> _WORK INSTRUCTIONS_: Wherever "standalone" appears in a line, list that line.

***

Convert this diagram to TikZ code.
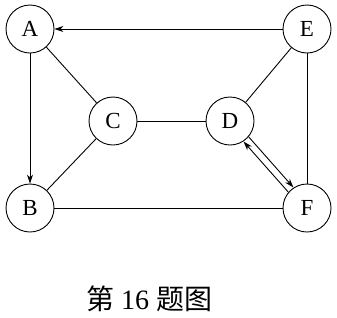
\documentclass[tikz,border=0pt]{standalone}
\usepackage{fontspec}
\setmainfont{Liberation Serif}
\newfontfamily\cjk{Noto Sans CJK SC}
\usetikzlibrary{arrows.meta,positioning}

\begin{document}
\begin{tikzpicture}[x=1pt, y=-1pt,
    vert/.style={circle, draw, line width=0.9pt, minimum size=48pt, inner sep=0pt,
        font=\fontsize{23}{26}\selectfont},
    edge/.style={line width=0.9pt},
    arr/.style={-{Stealth[length=9pt, width=6pt]}, line width=0.9pt}
]
    \useasboundingbox (0,0) rectangle (337,317);
    \node[vert] (A) at (30,29) {A};
    \node[vert] (E) at (307,29) {E};
    \node[vert] (C) at (113,121) {C};
    \node[vert] (D) at (230,121) {D};
    \node[vert] (B) at (30,208) {B};
    \node[vert] (F) at (307,208) {F};

    \draw[arr] (E) -- (A);
    \draw[arr] (A) -- (B);
    \draw[edge] (A) -- (C);
    \draw[edge] (C) -- (B);
    \draw[edge] (C) -- (D);
    \draw[edge] (D) -- (E);
    \draw[edge] (E) -- (F);
    \draw[edge] (B) -- (F);
    \draw[arr, transform canvas={shift={(2.6pt,2.3pt)}}] (D) -- (F);
    \draw[arr, transform canvas={shift={(-2.6pt,-2.3pt)}}] (F) -- (D);

    \node[font=\fontsize{28}{32}\selectfont] (cap) at (149,299) {{\cjk 第} 16 {\cjk 题图}};
\end{tikzpicture}
\end{document}
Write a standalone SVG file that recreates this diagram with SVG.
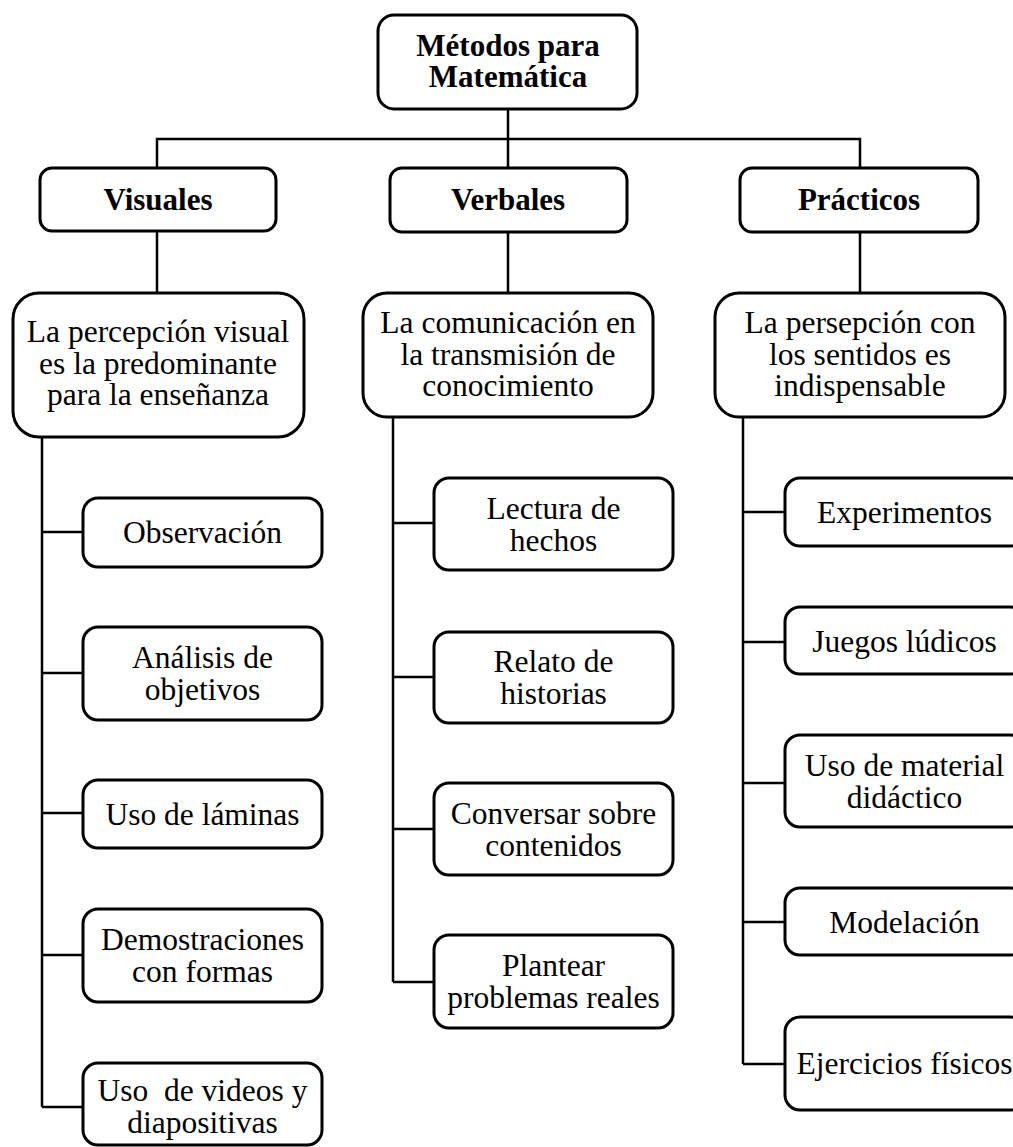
<svg xmlns="http://www.w3.org/2000/svg" width="1013" height="1147" viewBox="0 0 1013 1147">
<style>
.box{fill:#fff;stroke:#000;stroke-width:3}
.con{fill:none;stroke:#000;stroke-width:2.5}
text{font-family:"Liberation Serif","Times New Roman",serif;font-size:31.5px;fill:#000;text-anchor:middle}
.b{font-weight:bold;font-size:31px}
</style>
<rect width="1013" height="1147" fill="#fff"/>
<g id="connectors">
<path class="con" d="M508,110V139M157,168V139H860V168M508,139V168"/>
<path class="con" d="M157,231V293M508,232V293M860,232V293"/>
<path class="con" d="M42,437V1107M42,532H83M42,673H83M42,813H83M42,955H83M42,1107H83"/>
<path class="con" d="M393,417V982M393,523H434M393,677H434M393,829H434M393,982H434"/>
<path class="con" d="M743,417V1064M743,512H785M743,642H785M743,783H785M743,922H785M743,1064H785"/>
</g>
<g id="root"><rect class="box" x="378" y="15" width="259" height="94" rx="16"/><text class="b" x="508" y="56">Métodos para</text><text class="b" x="508" y="87">Matemática</text></g>
<g id="visuales"><rect class="box" x="40" y="168" width="236" height="63" rx="12"/><text class="b" x="158" y="210">Visuales</text></g>
<g id="verbales"><rect class="box" x="390" y="168" width="237" height="64" rx="12"/><text class="b" x="508" y="210">Verbales</text></g>
<g id="practicos"><rect class="box" x="740" y="168" width="238" height="64" rx="12"/><text class="b" x="859" y="210">Prácticos</text></g>
<g id="vis-desc"><rect class="box" x="13" y="293" width="291" height="144" rx="26"/><text x="158" y="342">La percepción visual</text><text x="158" y="373.5">es la predominante</text><text x="158" y="405">para la enseñanza</text></g>
<g id="ver-desc"><rect class="box" x="363" y="293" width="290" height="124" rx="24"/><text x="508" y="333">La comunicación en</text><text x="508" y="364.5">la transmisión de</text><text x="508" y="396">conocimiento</text></g>
<g id="pra-desc"><rect class="box" x="715" y="293" width="290" height="124" rx="24"/><text x="860" y="333">La persepción con</text><text x="860" y="364.5">los sentidos es</text><text x="860" y="396">indispensable</text></g>
<g id="observacion"><rect class="box" x="83" y="498" width="239" height="69" rx="15"/><text x="202.5" y="543">Observación</text></g>
<g id="analisis"><rect class="box" x="83" y="627" width="239" height="93" rx="15"/><text x="202.5" y="668">Análisis de</text><text x="202.5" y="699.5">objetivos</text></g>
<g id="laminas"><rect class="box" x="83" y="780" width="239" height="68" rx="15"/><text x="202.5" y="824.5">Uso de láminas</text></g>
<g id="demostraciones"><rect class="box" x="83" y="909" width="239" height="93" rx="15"/><text x="202.5" y="950">Demostraciones</text><text x="202.5" y="981.5">con formas</text></g>
<g id="videos"><rect class="box" x="83" y="1063" width="239" height="82" rx="15"/><text x="202.5" y="1101" style="white-space:pre">Uso  de videos y</text><text x="202.5" y="1133">diapositivas</text></g>
<g id="lectura"><rect class="box" x="434" y="478" width="239" height="92" rx="15"/><text x="553.5" y="519">Lectura de</text><text x="553.5" y="550.5">hechos</text></g>
<g id="relato"><rect class="box" x="434" y="632" width="239" height="91" rx="15"/><text x="553.5" y="672">Relato de</text><text x="553.5" y="703.5">historias</text></g>
<g id="conversar"><rect class="box" x="434" y="783" width="239" height="92" rx="15"/><text x="553.5" y="824">Conversar sobre</text><text x="553.5" y="855.5">contenidos</text></g>
<g id="plantear"><rect class="box" x="434" y="935" width="239" height="93" rx="15"/><text x="553.5" y="976">Plantear</text><text x="553.5" y="1007.5">problemas reales</text></g>
<g id="experimentos"><rect class="box" x="785" y="478" width="240" height="68" rx="15"/><text x="904.5" y="522.5">Experimentos</text></g>
<g id="juegos"><rect class="box" x="785" y="607" width="240" height="67" rx="15"/><text x="904.5" y="651.5">Juegos lúdicos</text></g>
<g id="material"><rect class="box" x="785" y="735" width="240" height="92" rx="15"/><text x="904.5" y="776">Uso de material</text><text x="904.5" y="807.5">didáctico</text></g>
<g id="modelacion"><rect class="box" x="785" y="888" width="240" height="67" rx="15"/><text x="904.5" y="932.5">Modelación</text></g>
<g id="ejercicios"><rect class="box" x="785" y="1017" width="240" height="93" rx="15"/><text x="904.5" y="1074">Ejercicios físicos</text></g>
</svg>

***

> _SOLUTION TO THIS PROBLEM_:
\documentclass[tikz,border=0pt]{standalone}
Write a standalone SVG file that recreates this diagram with SVG.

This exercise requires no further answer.